begin
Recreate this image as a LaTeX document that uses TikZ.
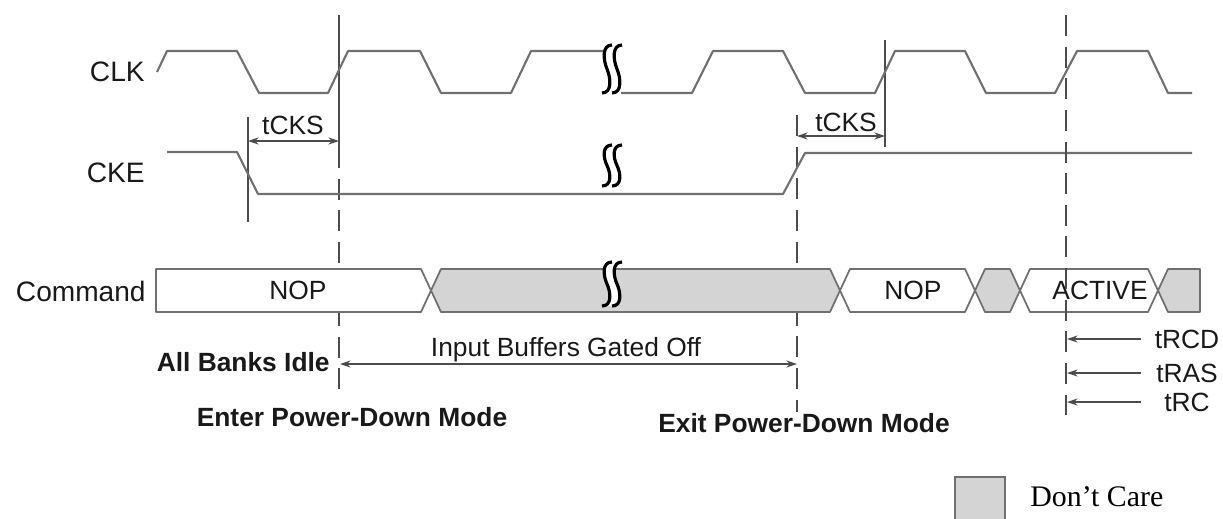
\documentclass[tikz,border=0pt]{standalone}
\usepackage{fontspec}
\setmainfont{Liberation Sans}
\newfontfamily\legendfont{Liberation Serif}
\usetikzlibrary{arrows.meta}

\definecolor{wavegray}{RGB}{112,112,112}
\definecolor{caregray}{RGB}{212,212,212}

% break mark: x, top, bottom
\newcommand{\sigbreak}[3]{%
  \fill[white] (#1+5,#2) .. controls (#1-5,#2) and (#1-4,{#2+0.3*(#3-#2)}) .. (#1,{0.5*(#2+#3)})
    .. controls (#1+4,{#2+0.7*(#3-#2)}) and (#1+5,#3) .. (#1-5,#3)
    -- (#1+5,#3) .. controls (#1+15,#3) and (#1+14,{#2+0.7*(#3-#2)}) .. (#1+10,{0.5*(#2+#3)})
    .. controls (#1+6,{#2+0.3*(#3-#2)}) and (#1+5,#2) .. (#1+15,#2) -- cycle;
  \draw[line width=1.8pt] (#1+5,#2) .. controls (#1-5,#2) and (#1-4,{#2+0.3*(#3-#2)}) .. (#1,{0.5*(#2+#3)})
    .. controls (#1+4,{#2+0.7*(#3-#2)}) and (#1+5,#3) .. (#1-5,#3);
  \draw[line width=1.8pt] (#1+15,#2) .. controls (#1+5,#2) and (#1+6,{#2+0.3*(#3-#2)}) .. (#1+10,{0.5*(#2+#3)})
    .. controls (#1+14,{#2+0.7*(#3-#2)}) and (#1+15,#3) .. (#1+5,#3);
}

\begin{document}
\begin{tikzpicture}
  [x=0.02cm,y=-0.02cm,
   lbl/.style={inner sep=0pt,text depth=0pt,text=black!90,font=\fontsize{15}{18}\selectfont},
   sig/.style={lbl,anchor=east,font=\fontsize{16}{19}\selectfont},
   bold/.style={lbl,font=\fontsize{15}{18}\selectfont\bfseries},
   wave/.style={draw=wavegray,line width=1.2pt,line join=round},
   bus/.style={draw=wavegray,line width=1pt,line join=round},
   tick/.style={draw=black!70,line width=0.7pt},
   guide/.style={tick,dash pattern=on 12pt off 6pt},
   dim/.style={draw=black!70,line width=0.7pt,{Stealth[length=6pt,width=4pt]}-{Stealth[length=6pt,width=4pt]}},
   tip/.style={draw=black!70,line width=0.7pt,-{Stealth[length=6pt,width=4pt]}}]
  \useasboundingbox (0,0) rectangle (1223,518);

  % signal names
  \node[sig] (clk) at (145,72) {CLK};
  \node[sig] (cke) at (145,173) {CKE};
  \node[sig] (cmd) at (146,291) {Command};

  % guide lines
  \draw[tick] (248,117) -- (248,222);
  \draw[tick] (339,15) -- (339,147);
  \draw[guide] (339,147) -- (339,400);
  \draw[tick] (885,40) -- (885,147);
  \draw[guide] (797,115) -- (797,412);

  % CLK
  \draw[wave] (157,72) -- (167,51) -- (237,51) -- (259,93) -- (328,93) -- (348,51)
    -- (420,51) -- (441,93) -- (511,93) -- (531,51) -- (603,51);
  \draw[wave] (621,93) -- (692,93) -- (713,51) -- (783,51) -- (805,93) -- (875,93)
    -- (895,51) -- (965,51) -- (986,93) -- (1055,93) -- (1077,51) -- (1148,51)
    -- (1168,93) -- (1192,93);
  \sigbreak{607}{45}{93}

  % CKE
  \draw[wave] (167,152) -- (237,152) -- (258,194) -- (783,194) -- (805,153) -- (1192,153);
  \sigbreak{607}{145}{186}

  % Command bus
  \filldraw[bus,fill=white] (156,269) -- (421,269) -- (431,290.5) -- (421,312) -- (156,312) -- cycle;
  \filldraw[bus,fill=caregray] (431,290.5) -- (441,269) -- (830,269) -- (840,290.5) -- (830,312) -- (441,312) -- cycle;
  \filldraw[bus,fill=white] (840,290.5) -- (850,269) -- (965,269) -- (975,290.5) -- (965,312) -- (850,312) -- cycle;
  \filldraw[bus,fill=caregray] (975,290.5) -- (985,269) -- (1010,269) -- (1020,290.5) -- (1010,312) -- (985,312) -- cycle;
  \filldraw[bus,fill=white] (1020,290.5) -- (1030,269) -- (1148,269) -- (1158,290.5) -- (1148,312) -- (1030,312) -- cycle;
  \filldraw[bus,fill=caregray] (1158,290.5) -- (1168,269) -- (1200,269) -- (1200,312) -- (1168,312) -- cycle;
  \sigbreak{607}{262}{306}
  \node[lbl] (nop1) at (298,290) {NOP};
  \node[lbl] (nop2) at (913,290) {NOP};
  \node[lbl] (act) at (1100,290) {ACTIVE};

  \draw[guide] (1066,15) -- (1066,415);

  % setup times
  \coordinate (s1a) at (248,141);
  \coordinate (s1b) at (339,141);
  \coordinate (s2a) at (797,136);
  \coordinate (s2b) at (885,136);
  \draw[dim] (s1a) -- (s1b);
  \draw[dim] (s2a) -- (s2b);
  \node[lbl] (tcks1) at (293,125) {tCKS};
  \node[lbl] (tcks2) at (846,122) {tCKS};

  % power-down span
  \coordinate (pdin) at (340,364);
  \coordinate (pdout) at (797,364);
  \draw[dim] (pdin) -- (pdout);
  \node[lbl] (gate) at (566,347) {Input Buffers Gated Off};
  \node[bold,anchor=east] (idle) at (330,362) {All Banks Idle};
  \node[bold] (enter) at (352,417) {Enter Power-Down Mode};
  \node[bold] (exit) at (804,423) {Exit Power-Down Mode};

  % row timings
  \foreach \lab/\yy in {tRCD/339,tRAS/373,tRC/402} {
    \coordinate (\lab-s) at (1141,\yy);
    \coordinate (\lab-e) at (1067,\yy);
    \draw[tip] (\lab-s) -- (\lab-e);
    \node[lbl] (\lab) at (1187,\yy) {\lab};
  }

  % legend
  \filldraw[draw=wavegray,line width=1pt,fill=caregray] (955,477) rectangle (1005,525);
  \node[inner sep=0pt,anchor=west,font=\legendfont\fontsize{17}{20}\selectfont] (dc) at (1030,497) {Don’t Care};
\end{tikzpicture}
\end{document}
end
Your task is an exact transcription of all the data, minus the pictures.

- THE RESULT:
Recreate this image as a LaTeX document that uses TikZ.
\documentclass[tikz,border=0pt]{standalone}
\usepackage{fontspec}
\setmainfont{Liberation Sans}
\newfontfamily\legendfont{Liberation Serif}
\usetikzlibrary{arrows.meta}

\definecolor{wavegray}{RGB}{112,112,112}
\definecolor{caregray}{RGB}{212,212,212}

% break mark: x, top, bottom
\newcommand{\sigbreak}[3]{%
  \fill[white] (#1+5,#2) .. controls (#1-5,#2) and (#1-4,{#2+0.3*(#3-#2)}) .. (#1,{0.5*(#2+#3)})
    .. controls (#1+4,{#2+0.7*(#3-#2)}) and (#1+5,#3) .. (#1-5,#3)
    -- (#1+5,#3) .. controls (#1+15,#3) and (#1+14,{#2+0.7*(#3-#2)}) .. (#1+10,{0.5*(#2+#3)})
    .. controls (#1+6,{#2+0.3*(#3-#2)}) and (#1+5,#2) .. (#1+15,#2) -- cycle;
  \draw[line width=1.8pt] (#1+5,#2) .. controls (#1-5,#2) and (#1-4,{#2+0.3*(#3-#2)}) .. (#1,{0.5*(#2+#3)})
    .. controls (#1+4,{#2+0.7*(#3-#2)}) and (#1+5,#3) .. (#1-5,#3);
  \draw[line width=1.8pt] (#1+15,#2) .. controls (#1+5,#2) and (#1+6,{#2+0.3*(#3-#2)}) .. (#1+10,{0.5*(#2+#3)})
    .. controls (#1+14,{#2+0.7*(#3-#2)}) and (#1+15,#3) .. (#1+5,#3);
}

\begin{document}
\begin{tikzpicture}
  [x=0.02cm,y=-0.02cm,
   lbl/.style={inner sep=0pt,text depth=0pt,text=black!90,font=\fontsize{15}{18}\selectfont},
   sig/.style={lbl,anchor=east,font=\fontsize{16}{19}\selectfont},
   bold/.style={lbl,font=\fontsize{15}{18}\selectfont\bfseries},
   wave/.style={draw=wavegray,line width=1.2pt,line join=round},
   bus/.style={draw=wavegray,line width=1pt,line join=round},
   tick/.style={draw=black!70,line width=0.7pt},
   guide/.style={tick,dash pattern=on 12pt off 6pt},
   dim/.style={draw=black!70,line width=0.7pt,{Stealth[length=6pt,width=4pt]}-{Stealth[length=6pt,width=4pt]}},
   tip/.style={draw=black!70,line width=0.7pt,-{Stealth[length=6pt,width=4pt]}}]
  \useasboundingbox (0,0) rectangle (1223,518);

  % signal names
  \node[sig] (clk) at (145,72) {CLK};
  \node[sig] (cke) at (145,173) {CKE};
  \node[sig] (cmd) at (146,291) {Command};

  % guide lines
  \draw[tick] (248,117) -- (248,222);
  \draw[tick] (339,15) -- (339,147);
  \draw[guide] (339,147) -- (339,400);
  \draw[tick] (885,40) -- (885,147);
  \draw[guide] (797,115) -- (797,412);

  % CLK
  \draw[wave] (157,72) -- (167,51) -- (237,51) -- (259,93) -- (328,93) -- (348,51)
    -- (420,51) -- (441,93) -- (511,93) -- (531,51) -- (603,51);
  \draw[wave] (621,93) -- (692,93) -- (713,51) -- (783,51) -- (805,93) -- (875,93)
    -- (895,51) -- (965,51) -- (986,93) -- (1055,93) -- (1077,51) -- (1148,51)
    -- (1168,93) -- (1192,93);
  \sigbreak{607}{45}{93}

  % CKE
  \draw[wave] (167,152) -- (237,152) -- (258,194) -- (783,194) -- (805,153) -- (1192,153);
  \sigbreak{607}{145}{186}

  % Command bus
  \filldraw[bus,fill=white] (156,269) -- (421,269) -- (431,290.5) -- (421,312) -- (156,312) -- cycle;
  \filldraw[bus,fill=caregray] (431,290.5) -- (441,269) -- (830,269) -- (840,290.5) -- (830,312) -- (441,312) -- cycle;
  \filldraw[bus,fill=white] (840,290.5) -- (850,269) -- (965,269) -- (975,290.5) -- (965,312) -- (850,312) -- cycle;
  \filldraw[bus,fill=caregray] (975,290.5) -- (985,269) -- (1010,269) -- (1020,290.5) -- (1010,312) -- (985,312) -- cycle;
  \filldraw[bus,fill=white] (1020,290.5) -- (1030,269) -- (1148,269) -- (1158,290.5) -- (1148,312) -- (1030,312) -- cycle;
  \filldraw[bus,fill=caregray] (1158,290.5) -- (1168,269) -- (1200,269) -- (1200,312) -- (1168,312) -- cycle;
  \sigbreak{607}{262}{306}
  \node[lbl] (nop1) at (298,290) {NOP};
  \node[lbl] (nop2) at (913,290) {NOP};
  \node[lbl] (act) at (1100,290) {ACTIVE};

  \draw[guide] (1066,15) -- (1066,415);

  % setup times
  \coordinate (s1a) at (248,141);
  \coordinate (s1b) at (339,141);
  \coordinate (s2a) at (797,136);
  \coordinate (s2b) at (885,136);
  \draw[dim] (s1a) -- (s1b);
  \draw[dim] (s2a) -- (s2b);
  \node[lbl] (tcks1) at (293,125) {tCKS};
  \node[lbl] (tcks2) at (846,122) {tCKS};

  % power-down span
  \coordinate (pdin) at (340,364);
  \coordinate (pdout) at (797,364);
  \draw[dim] (pdin) -- (pdout);
  \node[lbl] (gate) at (566,347) {Input Buffers Gated Off};
  \node[bold,anchor=east] (idle) at (330,362) {All Banks Idle};
  \node[bold] (enter) at (352,417) {Enter Power-Down Mode};
  \node[bold] (exit) at (804,423) {Exit Power-Down Mode};

  % row timings
  \foreach \lab/\yy in {tRCD/339,tRAS/373,tRC/402} {
    \coordinate (\lab-s) at (1141,\yy);
    \coordinate (\lab-e) at (1067,\yy);
    \draw[tip] (\lab-s) -- (\lab-e);
    \node[lbl] (\lab) at (1187,\yy) {\lab};
  }

  % legend
  \filldraw[draw=wavegray,line width=1pt,fill=caregray] (955,477) rectangle (1005,525);
  \node[inner sep=0pt,anchor=west,font=\legendfont\fontsize{17}{20}\selectfont] (dc) at (1030,497) {Don’t Care};
\end{tikzpicture}
\end{document}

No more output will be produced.